Thursday, July 11, 2013

Tired

I'm so tired.  That's the only way I know how to explain how I feel.  Not physically tired, but mentally exhausted.  Physically, I'm kicking ass.  Gym time is the one thing that is making me feel somewhat happy. 

No one, and I mean no one, can ever understand, what any one person goes through.  Yes, they may be in similar situations, or even feel, that they have been where you have been.  The truth is, each one of us experiences life in our own way. 

I'm tired of being in my own head, talking to myself, about things I can't change.  It's funny to realize how different I am, than who I thought I was.  Used to be very very social, but it was always on a superficial level.  Luckily, I made some good friends through those years, that are still with me today.  Today, I could care less if I talk to a lot of folks.  I've become very selective, about the types of people, I want to be with.  I guess it's more of realizing who I am, and the energy, I want to be surrounded by. 
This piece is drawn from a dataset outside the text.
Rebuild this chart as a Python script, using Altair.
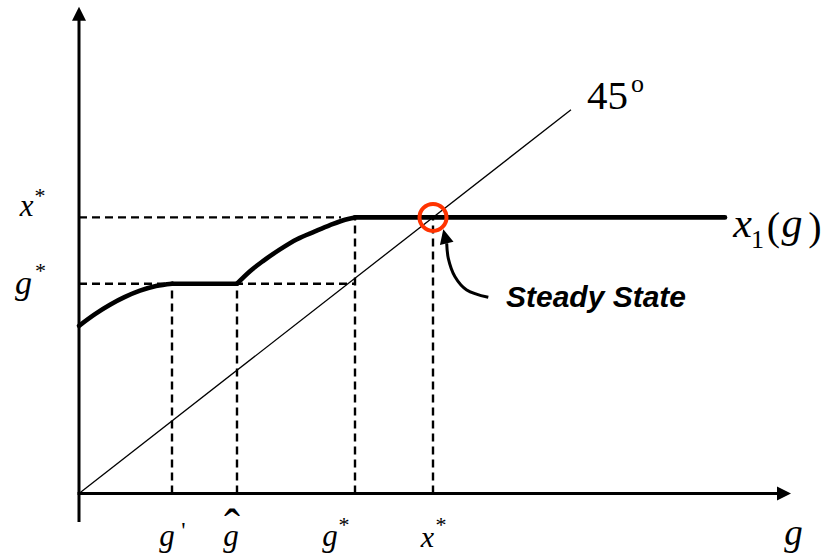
import altair as alt
import pandas as pd

# points marked on the g axis
g_prime = 9.3
g_hat = 15.8
g_star = 27.6
x_star = 35.4
# heights of the two plateaus of x1(g)
g_star_level = 26.9
x_star_level = 35.4

# x1(g): rising piece, plateau at g*, rising piece, plateau at x*
rise1_g = [0.0, 1.6, 3.1, 4.6, 6.1, 7.7, 9.3]
rise1_x = [21.5, 23.0, 24.2, 25.2, 26.0, 26.6, 26.9]
rise2_g = [15.8, 17.1, 18.4, 20.1, 21.8, 23.6, 25.1, 26.6, 27.6]
rise2_x = [26.9, 28.5, 29.8, 31.3, 32.6, 33.6, 34.4, 35.1, 35.4]
g_max = 64.6

# end of the 45-degree line
diag_end = 49.2

# axis extents (arrow tips)
g_axis_end = 71.2
x_axis_end = 62.4
x_axis_start = -3.65

# curved pointer from the "Steady State" note to the fixed point
pointer_g = [40.93, 38.77, 37.6, 36.93, 36.77]
pointer_x = [25.15, 26.09, 27.79, 30.15, 32.08]
pointer_tip = (36.43, 33.87)

xs = alt.Scale(domain=[-7.9, 75.1], nice=False, zero=False)
ys = alt.Scale(domain=[-8.27, 63.27], nice=False, zero=False)


def X(field):
    return alt.X(field, type="quantitative", scale=xs, axis=None)


def Y(field):
    return alt.Y(field, type="quantitative", scale=ys, axis=None)


# ---- axes -------------------------------------------------------------
axes_df = pd.DataFrame({
    "g": [-0.15, 0.0],
    "x": [0.0, x_axis_start],
    "g2": [g_axis_end - 1.2, 0.0],
    "x2": [0.0, x_axis_end - 1.6],
})
axes = alt.Chart(axes_df).mark_rule(color="black", strokeWidth=3).encode(
    x=X("g"), y=Y("x"), x2=alt.X2("g2"), y2=alt.Y2("x2")
)

g_arrow = alt.Chart(pd.DataFrame({"g": [g_axis_end], "x": [0.0]})).mark_point(
    shape="M0,0L-2,-1L-2,1Z", size=196, filled=True, color="black", opacity=1, strokeWidth=0
).encode(x=X("g"), y=Y("x"))

x_arrow = alt.Chart(pd.DataFrame({"g": [0.0], "x": [x_axis_end]})).mark_point(
    shape="M0,0L-1,2L1,2Z", size=196, filled=True, color="black", opacity=1, strokeWidth=0
).encode(x=X("g"), y=Y("x"))

# ---- dashed guides ----------------------------------------------------
guides_df = pd.DataFrame({
    "g": [0.0, 0.0, g_prime, g_hat, g_star, x_star],
    "x": [x_star_level, g_star_level, 0.0, 0.0, 0.0, 0.0],
    "g2": [g_star - 1.4, g_star, g_prime, g_hat, g_star, x_star],
    "x2": [x_star_level, g_star_level, g_star_level, g_star_level, x_star_level, x_star_level],
})
guides = alt.Chart(guides_df).mark_rule(
    color="black", strokeWidth=2.4, strokeDash=[8, 5]
).encode(x=X("g"), y=Y("x"), x2=alt.X2("g2"), y2=alt.Y2("x2"))

# ---- 45-degree line ---------------------------------------------------
diag = alt.Chart(pd.DataFrame({"g": [0.0, diag_end], "x": [0.0, diag_end]})).mark_line(
    color="black", strokeWidth=1.3
).encode(x=X("g"), y=Y("x"))

# ---- x1(g) ------------------------------------------------------------
pieces = []
for g, x in zip(rise1_g, rise1_x):
    pieces.append({"piece": 1, "g": g, "x": x})
pieces += [{"piece": 2, "g": g_prime, "x": g_star_level},
           {"piece": 2, "g": g_hat, "x": g_star_level}]
for g, x in zip(rise2_g, rise2_x):
    pieces.append({"piece": 3, "g": g, "x": x})
pieces += [{"piece": 4, "g": g_star, "x": x_star_level},
           {"piece": 4, "g": g_max, "x": x_star_level}]
x1 = alt.Chart(pd.DataFrame(pieces)).mark_line(
    color="black", strokeWidth=4.6, interpolate="monotone", strokeCap="round", strokeJoin="round"
).encode(x=X("g"), y=Y("x"), detail="piece:N")

# ---- steady state marker and pointer ----------------------------------
ring = alt.Chart(pd.DataFrame({"g": [x_star], "x": [x_star_level]})).mark_point(
    shape="circle", size=729, filled=False, color="#FF3300", strokeWidth=4, opacity=1
).encode(x=X("g"), y=Y("x"))

pointer_df = pd.DataFrame({"g": pointer_g, "x": pointer_x, "i": list(range(len(pointer_g)))})
pointer = alt.Chart(pointer_df).mark_line(
    color="black", strokeWidth=3, interpolate="catmull-rom"
).encode(x=X("g"), y=Y("x"), order="i:Q")

pointer_head = alt.Chart(pd.DataFrame({"g": [pointer_tip[0]], "x": [pointer_tip[1]]})).mark_point(
    shape="M0,0L1.36,1.65L-0.45,2.09Z", size=225, filled=True, color="black", opacity=1, strokeWidth=0
).encode(x=X("g"), y=Y("x"))


# ---- labels -----------------------------------------------------------
def label(text, gx, gy, size, dx=0, dy=0, italic=True, font="Liberation Serif",
          weight="normal", align="center"):
    df = pd.DataFrame({"g": [gx], "x": [gy], "t": [text]})
    return alt.Chart(df).mark_text(
        font=font, fontSize=size, fontStyle="italic" if italic else "normal",
        fontWeight=weight, align=align, baseline="alphabetic", dx=dx, dy=dy, color="black"
    ).encode(x=X("g"), y=Y("x"), text="t:N")


labels = [
    # vertical-axis marks
    label("x", 0.0, x_star_level, 31, dx=-52.5, dy=-1),
    label("*", 0.0, x_star_level, 22, dx=-39, dy=-14.4, italic=False),
    label("g", 0.0, g_star_level, 34, dx=-55.5, dy=10),
    label("*", 0.0, g_star_level, 22, dx=-38.5, dy=-5.7, italic=False),
    # horizontal-axis marks
    label("g", g_prime, 0.0, 31, dx=-5, dy=52.5),
    label("'", g_prime, 0.0, 24, dx=11.5, dy=44.5, italic=False),
    label("g", g_hat, 0.0, 31, dx=-6, dy=52.5),
    label("\u02c6", g_hat, 0.0, 48, dx=-5, dy=49.5, italic=False),
    label("g", g_star, 0.0, 31, dx=-25, dy=52.5),
    label("*", g_star, 0.0, 22, dx=-11, dy=38.5, italic=False),
    label("x", x_star, 0.0, 30, dx=-5.5, dy=53.5),
    label("*", x_star, 0.0, 22, dx=8, dy=38.5, italic=False),
    label("g", g_axis_end, 0.0, 37, dx=2.5, dy=51.4),
    # 45-degree tag
    label("45", diag_end, diag_end, 41, dx=16, dy=-0.5, italic=False, align="left"),
    label("o", diag_end, diag_end, 26, dx=66.5, dy=-17.7, italic=False),
    # x1(g) tag
    label("x", g_max, x_star_level, 42, dx=17.5, dy=19.6),
    label("1", g_max, x_star_level, 26, dx=32.5, dy=30.6, italic=False),
    label("(", g_max, x_star_level, 40, dx=48.5, dy=22.6, italic=False),
    label("g", g_max, x_star_level, 42, dx=67, dy=19.6),
    label(")", g_max, x_star_level, 40, dx=90, dy=22.6, italic=False),
    # steady state note
    label("Steady State", x_star, x_star_level, 30, dx=163, dy=89.6,
          font="Liberation Sans", weight="bold"),
]

chart = alt.layer(
    guides, diag, axes, g_arrow, x_arrow, x1, pointer, pointer_head, ring, *labels
).properties(
    width=830, height=558, padding=0,
    autosize=alt.AutoSizeParams(type="none"),
    background="white",
).configure_view(stroke=None)

chart.save("out.html", embed_options={"renderer": "svg", "actions": False})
I'm not a very emotional person.  Never have been.  Just ask my mother :)  Only when drinking, do I become more open and somewhat unguarded.  Not sure if it's a defense mechanism, or if it's just a part of my DNA.  It's the only way I know to be.  Don't get me wrong, I cry, and it's an ugly cry at that, but it doesn't happen often.  I usually just brush it off and move on.  I like laughing way better anyway.

I'm tired of doing it all.  The weight of everything gets overwhelming at times.  But, there is no one I can turn it over to.  Everyone I know, has their own families to take care of.  My brothers, my parents, they all have their own shit to deal with.  I've been feeling caged in lately, in a way, that I haven't felt in a long time.  I'm waking up in the middle of the night again.  Not sleeping well, really starts messing with one's mind.  I obsess over things, that are out of my control.  My house is falling apart, my fence is about to topple over, I don't have a green thumb and my yard looks like hell.  It's the little things too, like light bulbs that go out, wanting to change out the faucet on the sink, taking out the trash, rearranging furniture.  I've been doing this stuff forever on my own, and I'm just tired of it.

Hopefully, the tired that I'm feeling, leaves soon, so I can be on my way.  I've got shit to do! I don't really have time to feel sorry for myself.